>> begin INFORMATION SUPPLIED
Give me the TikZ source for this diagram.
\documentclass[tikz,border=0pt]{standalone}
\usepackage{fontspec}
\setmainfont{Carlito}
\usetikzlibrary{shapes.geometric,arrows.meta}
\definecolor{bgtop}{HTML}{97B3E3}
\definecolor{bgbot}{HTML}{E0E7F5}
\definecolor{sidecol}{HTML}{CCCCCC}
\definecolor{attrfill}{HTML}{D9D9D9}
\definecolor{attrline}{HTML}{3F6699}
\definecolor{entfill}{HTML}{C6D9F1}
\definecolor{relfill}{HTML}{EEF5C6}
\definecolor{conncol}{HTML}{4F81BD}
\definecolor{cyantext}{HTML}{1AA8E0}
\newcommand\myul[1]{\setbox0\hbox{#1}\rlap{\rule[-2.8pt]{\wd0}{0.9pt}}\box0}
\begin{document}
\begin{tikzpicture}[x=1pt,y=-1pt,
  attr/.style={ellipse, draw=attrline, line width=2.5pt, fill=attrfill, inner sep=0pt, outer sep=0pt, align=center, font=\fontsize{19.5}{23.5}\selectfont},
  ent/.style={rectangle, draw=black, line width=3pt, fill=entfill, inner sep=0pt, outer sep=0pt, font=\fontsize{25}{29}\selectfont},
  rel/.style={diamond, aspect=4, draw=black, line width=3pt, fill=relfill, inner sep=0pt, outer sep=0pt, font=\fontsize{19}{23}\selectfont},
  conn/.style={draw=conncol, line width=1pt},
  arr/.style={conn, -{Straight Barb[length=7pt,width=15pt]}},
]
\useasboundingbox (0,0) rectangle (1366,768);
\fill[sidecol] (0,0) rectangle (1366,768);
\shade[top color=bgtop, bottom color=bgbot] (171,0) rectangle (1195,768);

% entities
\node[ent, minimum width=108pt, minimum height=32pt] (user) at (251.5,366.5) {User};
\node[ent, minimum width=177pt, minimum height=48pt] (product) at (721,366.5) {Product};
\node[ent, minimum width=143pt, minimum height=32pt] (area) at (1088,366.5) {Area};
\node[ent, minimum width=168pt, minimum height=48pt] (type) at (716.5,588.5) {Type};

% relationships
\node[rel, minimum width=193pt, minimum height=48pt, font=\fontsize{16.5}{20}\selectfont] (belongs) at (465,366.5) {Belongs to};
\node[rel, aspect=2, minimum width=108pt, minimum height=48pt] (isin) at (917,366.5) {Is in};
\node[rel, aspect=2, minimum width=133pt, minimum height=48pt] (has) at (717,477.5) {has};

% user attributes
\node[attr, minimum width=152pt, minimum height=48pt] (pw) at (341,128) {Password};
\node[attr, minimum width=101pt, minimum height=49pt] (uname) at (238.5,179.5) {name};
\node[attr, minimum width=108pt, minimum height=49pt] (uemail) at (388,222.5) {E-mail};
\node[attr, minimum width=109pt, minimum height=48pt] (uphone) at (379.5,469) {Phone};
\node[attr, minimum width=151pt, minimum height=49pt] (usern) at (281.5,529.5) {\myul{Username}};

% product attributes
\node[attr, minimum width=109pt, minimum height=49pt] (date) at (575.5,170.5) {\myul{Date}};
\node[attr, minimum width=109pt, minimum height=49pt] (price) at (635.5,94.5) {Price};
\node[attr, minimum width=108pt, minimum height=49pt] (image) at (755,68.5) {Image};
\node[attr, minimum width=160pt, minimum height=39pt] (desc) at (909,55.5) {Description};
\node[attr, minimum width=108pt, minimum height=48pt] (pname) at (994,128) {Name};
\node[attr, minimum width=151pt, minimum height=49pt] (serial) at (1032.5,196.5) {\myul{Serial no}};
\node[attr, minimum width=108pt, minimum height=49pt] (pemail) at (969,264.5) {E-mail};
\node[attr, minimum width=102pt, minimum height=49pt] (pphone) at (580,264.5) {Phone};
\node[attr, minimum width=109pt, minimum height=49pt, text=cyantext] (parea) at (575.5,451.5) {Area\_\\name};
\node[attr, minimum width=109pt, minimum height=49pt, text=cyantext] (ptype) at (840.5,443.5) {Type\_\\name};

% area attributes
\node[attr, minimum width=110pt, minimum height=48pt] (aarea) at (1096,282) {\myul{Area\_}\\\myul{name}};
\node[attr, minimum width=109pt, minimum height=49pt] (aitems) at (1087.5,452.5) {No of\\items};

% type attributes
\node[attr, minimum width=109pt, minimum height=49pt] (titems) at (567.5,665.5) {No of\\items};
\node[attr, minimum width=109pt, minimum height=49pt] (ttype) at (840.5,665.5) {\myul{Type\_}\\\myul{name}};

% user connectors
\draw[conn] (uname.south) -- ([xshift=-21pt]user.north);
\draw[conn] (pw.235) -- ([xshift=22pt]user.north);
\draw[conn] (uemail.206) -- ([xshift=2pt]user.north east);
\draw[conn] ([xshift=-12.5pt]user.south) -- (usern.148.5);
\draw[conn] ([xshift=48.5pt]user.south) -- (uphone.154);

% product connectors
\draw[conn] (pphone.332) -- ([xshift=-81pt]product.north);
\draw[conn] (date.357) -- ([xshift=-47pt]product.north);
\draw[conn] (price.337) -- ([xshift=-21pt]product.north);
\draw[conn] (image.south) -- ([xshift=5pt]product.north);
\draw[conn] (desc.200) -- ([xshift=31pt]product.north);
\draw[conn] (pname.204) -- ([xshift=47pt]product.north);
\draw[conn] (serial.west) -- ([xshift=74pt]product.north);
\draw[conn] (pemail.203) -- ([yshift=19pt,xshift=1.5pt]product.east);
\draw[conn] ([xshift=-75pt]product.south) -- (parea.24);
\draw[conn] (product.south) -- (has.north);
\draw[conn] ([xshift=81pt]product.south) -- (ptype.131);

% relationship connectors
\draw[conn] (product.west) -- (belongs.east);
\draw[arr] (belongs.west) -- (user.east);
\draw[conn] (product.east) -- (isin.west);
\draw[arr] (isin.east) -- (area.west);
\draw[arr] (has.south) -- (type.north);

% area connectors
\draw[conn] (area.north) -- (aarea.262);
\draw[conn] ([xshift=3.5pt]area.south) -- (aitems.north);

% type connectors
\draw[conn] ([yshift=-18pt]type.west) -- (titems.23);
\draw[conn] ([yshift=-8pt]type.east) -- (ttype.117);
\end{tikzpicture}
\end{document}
>> end INFORMATION SUPPLIED
Extract all lines as given.

Give me the TikZ source for this diagram.
\documentclass[tikz,border=0pt]{standalone}
\usepackage{fontspec}
\setmainfont{Carlito}
\usetikzlibrary{shapes.geometric,arrows.meta}
\definecolor{bgtop}{HTML}{97B3E3}
\definecolor{bgbot}{HTML}{E0E7F5}
\definecolor{sidecol}{HTML}{CCCCCC}
\definecolor{attrfill}{HTML}{D9D9D9}
\definecolor{attrline}{HTML}{3F6699}
\definecolor{entfill}{HTML}{C6D9F1}
\definecolor{relfill}{HTML}{EEF5C6}
\definecolor{conncol}{HTML}{4F81BD}
\definecolor{cyantext}{HTML}{1AA8E0}
\newcommand\myul[1]{\setbox0\hbox{#1}\rlap{\rule[-2.8pt]{\wd0}{0.9pt}}\box0}
\begin{document}
\begin{tikzpicture}[x=1pt,y=-1pt,
  attr/.style={ellipse, draw=attrline, line width=2.5pt, fill=attrfill, inner sep=0pt, outer sep=0pt, align=center, font=\fontsize{19.5}{23.5}\selectfont},
  ent/.style={rectangle, draw=black, line width=3pt, fill=entfill, inner sep=0pt, outer sep=0pt, font=\fontsize{25}{29}\selectfont},
  rel/.style={diamond, aspect=4, draw=black, line width=3pt, fill=relfill, inner sep=0pt, outer sep=0pt, font=\fontsize{19}{23}\selectfont},
  conn/.style={draw=conncol, line width=1pt},
  arr/.style={conn, -{Straight Barb[length=7pt,width=15pt]}},
]
\useasboundingbox (0,0) rectangle (1366,768);
\fill[sidecol] (0,0) rectangle (1366,768);
\shade[top color=bgtop, bottom color=bgbot] (171,0) rectangle (1195,768);

% entities
\node[ent, minimum width=108pt, minimum height=32pt] (user) at (251.5,366.5) {User};
\node[ent, minimum width=177pt, minimum height=48pt] (product) at (721,366.5) {Product};
\node[ent, minimum width=143pt, minimum height=32pt] (area) at (1088,366.5) {Area};
\node[ent, minimum width=168pt, minimum height=48pt] (type) at (716.5,588.5) {Type};

% relationships
\node[rel, minimum width=193pt, minimum height=48pt, font=\fontsize{16.5}{20}\selectfont] (belongs) at (465,366.5) {Belongs to};
\node[rel, aspect=2, minimum width=108pt, minimum height=48pt] (isin) at (917,366.5) {Is in};
\node[rel, aspect=2, minimum width=133pt, minimum height=48pt] (has) at (717,477.5) {has};

% user attributes
\node[attr, minimum width=152pt, minimum height=48pt] (pw) at (341,128) {Password};
\node[attr, minimum width=101pt, minimum height=49pt] (uname) at (238.5,179.5) {name};
\node[attr, minimum width=108pt, minimum height=49pt] (uemail) at (388,222.5) {E-mail};
\node[attr, minimum width=109pt, minimum height=48pt] (uphone) at (379.5,469) {Phone};
\node[attr, minimum width=151pt, minimum height=49pt] (usern) at (281.5,529.5) {\myul{Username}};

% product attributes
\node[attr, minimum width=109pt, minimum height=49pt] (date) at (575.5,170.5) {\myul{Date}};
\node[attr, minimum width=109pt, minimum height=49pt] (price) at (635.5,94.5) {Price};
\node[attr, minimum width=108pt, minimum height=49pt] (image) at (755,68.5) {Image};
\node[attr, minimum width=160pt, minimum height=39pt] (desc) at (909,55.5) {Description};
\node[attr, minimum width=108pt, minimum height=48pt] (pname) at (994,128) {Name};
\node[attr, minimum width=151pt, minimum height=49pt] (serial) at (1032.5,196.5) {\myul{Serial no}};
\node[attr, minimum width=108pt, minimum height=49pt] (pemail) at (969,264.5) {E-mail};
\node[attr, minimum width=102pt, minimum height=49pt] (pphone) at (580,264.5) {Phone};
\node[attr, minimum width=109pt, minimum height=49pt, text=cyantext] (parea) at (575.5,451.5) {Area\_\\name};
\node[attr, minimum width=109pt, minimum height=49pt, text=cyantext] (ptype) at (840.5,443.5) {Type\_\\name};

% area attributes
\node[attr, minimum width=110pt, minimum height=48pt] (aarea) at (1096,282) {\myul{Area\_}\\\myul{name}};
\node[attr, minimum width=109pt, minimum height=49pt] (aitems) at (1087.5,452.5) {No of\\items};

% type attributes
\node[attr, minimum width=109pt, minimum height=49pt] (titems) at (567.5,665.5) {No of\\items};
\node[attr, minimum width=109pt, minimum height=49pt] (ttype) at (840.5,665.5) {\myul{Type\_}\\\myul{name}};

% user connectors
\draw[conn] (uname.south) -- ([xshift=-21pt]user.north);
\draw[conn] (pw.235) -- ([xshift=22pt]user.north);
\draw[conn] (uemail.206) -- ([xshift=2pt]user.north east);
\draw[conn] ([xshift=-12.5pt]user.south) -- (usern.148.5);
\draw[conn] ([xshift=48.5pt]user.south) -- (uphone.154);

% product connectors
\draw[conn] (pphone.332) -- ([xshift=-81pt]product.north);
\draw[conn] (date.357) -- ([xshift=-47pt]product.north);
\draw[conn] (price.337) -- ([xshift=-21pt]product.north);
\draw[conn] (image.south) -- ([xshift=5pt]product.north);
\draw[conn] (desc.200) -- ([xshift=31pt]product.north);
\draw[conn] (pname.204) -- ([xshift=47pt]product.north);
\draw[conn] (serial.west) -- ([xshift=74pt]product.north);
\draw[conn] (pemail.203) -- ([yshift=19pt,xshift=1.5pt]product.east);
\draw[conn] ([xshift=-75pt]product.south) -- (parea.24);
\draw[conn] (product.south) -- (has.north);
\draw[conn] ([xshift=81pt]product.south) -- (ptype.131);

% relationship connectors
\draw[conn] (product.west) -- (belongs.east);
\draw[arr] (belongs.west) -- (user.east);
\draw[conn] (product.east) -- (isin.west);
\draw[arr] (isin.east) -- (area.west);
\draw[arr] (has.south) -- (type.north);

% area connectors
\draw[conn] (area.north) -- (aarea.262);
\draw[conn] ([xshift=3.5pt]area.south) -- (aitems.north);

% type connectors
\draw[conn] ([yshift=-18pt]type.west) -- (titems.23);
\draw[conn] ([yshift=-8pt]type.east) -- (ttype.117);
\end{tikzpicture}
\end{document}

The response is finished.